In April 2024, Dust II was added back to Active Duty rotation replacing Overpass, causing mixed reactions from players and members of the esports scene.

== Reception ==

Dust II has been in every Counter-Strike game to date and, as of the 2017 updates, continues to receive positive reception from mapmakers and players. Shawn "FMPONE" Snelling, a Counter-Strike mapmaker, said: "Valve has given the map a very cohesive and 'tactile' look, making it easier to get a read on your surroundings". Mitch Bowman of PC Gamer praised the 2017 update, stating: "It's a healthy overhaul that makes some modest but interesting changes without reinventing the wheel." Professional Counter-Strike players have mixed opinions; some players enjoyed the update and its changes, while some were disapproving. Jake "Stewie2K" Yip criticized the addition of a car to the map, saying, "you can hide behind it well, and I just think it's kind of overpowered".

=== Impact and legacy===

An imitation of Dust II in Far Cry 5s "Far Cry Arcade"
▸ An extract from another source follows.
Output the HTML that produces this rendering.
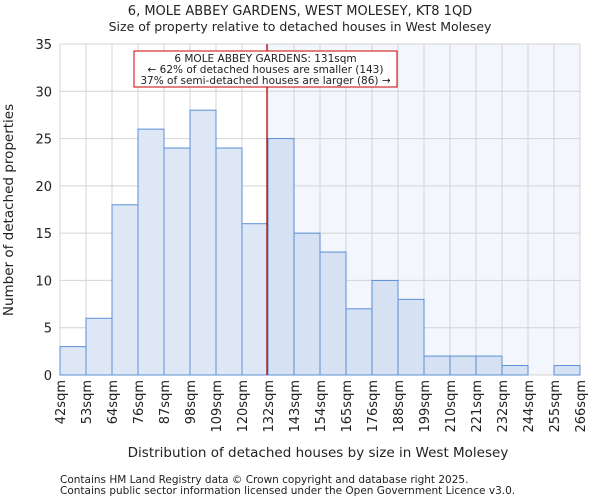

Dust II has existed since 2001 and has been subject to imitation, spin offs, and disapproval from the gaming community. In February 2017, the map was removed from the Active Duty Competitive Pool in Global Offensive, a group of maps played in professional competitions. The map was removed in favor of a revamped version of a map titled Inferno. There was an immediate backlash to this change from professional players and community members; according to Peter "ptr" Gurney, Valve "[took] out a map that's balanced and put a map in that literally has at least 4-5 problems I can think of right away". Fabien "kioShiMa" Fiey, another professional Counter-Strike player, said, "Why is everyone so surprised. Looks logical that [Dust II] is removed, the only one that has not been redone??", referring to the earlier reworking and refinement of other Global Offensive maps before this change.

There have been several imitations and recreations of Dust II. In early 2014, it was reported that the map had been recreated in real life, though the location of its recreation is not known. Dust II has also been found in other games because of the work of modders. In 2018, Luke Millanta published a re-textured version of Dust II in which the map's original textures had been replaced by cyberpunk-themed materials. The map has seen imitations in games such as Far Cry 3, Far Cry 5, Crossfire, Minecraft, and Cube 2: Sauerbraten. In 2023, a user named Nic remade Dust II from the ground up in Unreal Engine 5 over the course of a month, revamping the entire map's graphics to make them realistic.

The game Dustnet explores the theme of the fragility of multiplayer experiences and player bases, and is set in the far future, entirely inside "the last copy of de_dust2 in the world". It includes a hidden homage to David Johnston, the original creator of Dust and Dust II, as well as numerous references to Counter-Strike and Quake.